/---
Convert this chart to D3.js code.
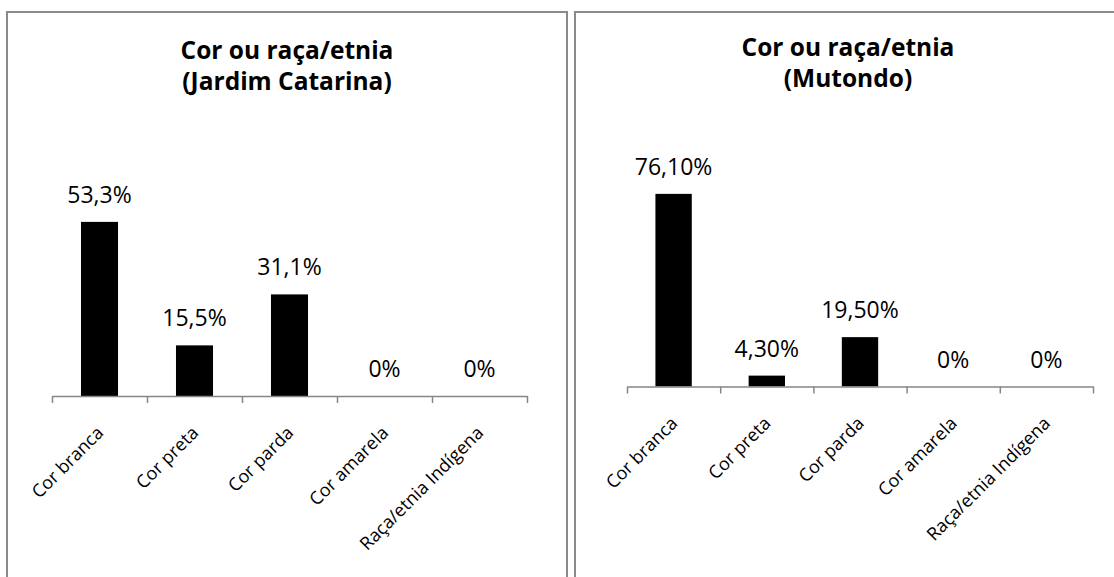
<!DOCTYPE html>
<html>
<head>
<meta charset="utf-8">
<script src="https://cdn.jsdelivr.net/npm/d3@7"></script>
<style>
  html, body { margin: 0; padding: 0; background: #fff; }
  svg { display: block; font-family: "Open Sans", sans-serif; }
</style>
</head>
<body>
<div id="chart"></div>
<script>
// categories shared by both panels
const categories = ['Cor branca', 'Cor preta', 'Cor parda', 'Cor amarela', 'Raça/etnia Indígena'];

// Jardim Catarina
const jardimValues = [53.3, 15.5, 31.1, 0, 0];
const jardimLabels = ['53,3%', '15,5%', '31,1%', '0%', '0%'];

// Mutondo
const mutondoValues = [76.1, 4.3, 19.5, 0, 0];
const mutondoLabels = ['76,10%', '4,30%', '19,50%', '0%', '0%'];

const width = 1114, height = 577;

const svg = d3.select('#chart')
    .append('svg')
    .attr('width', width)
    .attr('height', height);

// panels: frame, plot area and value max for each chart
const panels = [
    {
        title: ['Cor ou raça/etnia', '(Jardim Catarina)'],
        values: jardimValues, labels: jardimLabels,
        frame: {x: 7, y: 12, w: 560, h: 600},
        titleX: 287, titleY: 59,
        plot: {left: 52, right: 527, top: 200, bottom: 396},
        yMax: 60
    },
    {
        title: ['Cor ou raça/etnia', '(Mutondo)'],
        values: mutondoValues, labels: mutondoLabels,
        frame: {x: 575, y: 12, w: 546, h: 600},
        titleX: 848, titleY: 56,
        plot: {left: 627, right: 1093, top: 184, bottom: 386.5},
        yMax: 80
    }
];

panels.forEach(p => drawPanel(p));

function drawPanel(p) {
    const g = svg.append('g');

    // outer frame
    g.append('rect')
        .attr('x', p.frame.x)
        .attr('y', p.frame.y)
        .attr('width', p.frame.w)
        .attr('height', p.frame.h)
        .attr('fill', '#fff')
        .attr('stroke', '#8a8a8a')
        .attr('stroke-width', 2);

    // title, two lines
    const title = g.append('text')
        .attr('text-anchor', 'middle')
        .attr('font-weight', 700)
        .attr('font-size', '24.5px')
        .attr('fill', '#000');
    p.title.forEach((line, i) => {
        title.append('tspan')
            .attr('x', p.titleX)
            .attr('y', p.titleY + i * 31)
            .text(line);
    });

    const x = d3.scaleBand()
        .domain(categories)
        .range([p.plot.left, p.plot.right])
        .paddingInner(0.61)
        .paddingOuter(0.305);

    const y = d3.scaleLinear()
        .domain([0, p.yMax])
        .range([p.plot.bottom, p.plot.top]);

    // bars
    g.selectAll('rect.bar')
        .data(p.values)
        .enter()
        .append('rect')
        .attr('class', 'bar')
        .attr('x', (d, i) => x(categories[i]))
        .attr('y', d => y(d))
        .attr('width', x.bandwidth())
        .attr('height', d => y(0) - y(d))
        .attr('fill', '#000');

    // value labels
    g.selectAll('text.value')
        .data(p.values)
        .enter()
        .append('text')
        .attr('class', 'value')
        .attr('x', (d, i) => x(categories[i]) + x.bandwidth() / 2)
        .attr('y', d => y(d) - 19)
        .attr('text-anchor', 'middle')
        .attr('font-size', '23px')
        .attr('fill', '#000')
        .text((d, i) => p.labels[i]);

    // category axis, ticks sit between categories
    const idx = d3.scaleLinear()
        .domain([0, categories.length])
        .range([p.plot.left, p.plot.right]);

    const axis = g.append('g')
        .attr('transform', `translate(0,${p.plot.bottom})`)
        .call(d3.axisBottom(idx)
            .tickValues(d3.range(categories.length + 1))
            .tickSize(7)
            .tickSizeOuter(0)
            .tickFormat(''));
    axis.select('.domain').attr('stroke', '#868686').attr('stroke-width', 1.5);
    axis.selectAll('.tick line').attr('stroke', '#868686').attr('stroke-width', 1.5);

    // rotated category labels
    g.selectAll('text.cat')
        .data(categories)
        .enter()
        .append('text')
        .attr('class', 'cat')
        .attr('text-anchor', 'end')
        .attr('font-size', '18px')
        .attr('fill', '#000')
        .attr('transform', d => {
            const tx = x(d) + x.bandwidth() / 2 + 5;
            const ty = p.plot.bottom + 38;
            return `translate(${tx},${ty}) rotate(-45)`;
        })
        .text(d => d);
}
</script>
</body>
</html>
\---
» WORK TO DO
Return only the lines from the start of the data through the line that contains "const categories = ['Cor", please, copying them exactly and omitting all pictures.

» WRITTEN SOLUTION
Convert this chart to D3.js code.
<!DOCTYPE html>
<html>
<head>
<meta charset="utf-8">
<script src="https://cdn.jsdelivr.net/npm/d3@7"></script>
<style>
  html, body { margin: 0; padding: 0; background: #fff; }
  svg { display: block; font-family: "Open Sans", sans-serif; }
</style>
</head>
<body>
<div id="chart"></div>
<script>
// categories shared by both panels
const categories = ['Cor branca', 'Cor preta', 'Cor parda', 'Cor amarela', 'Raça/etnia Indígena'];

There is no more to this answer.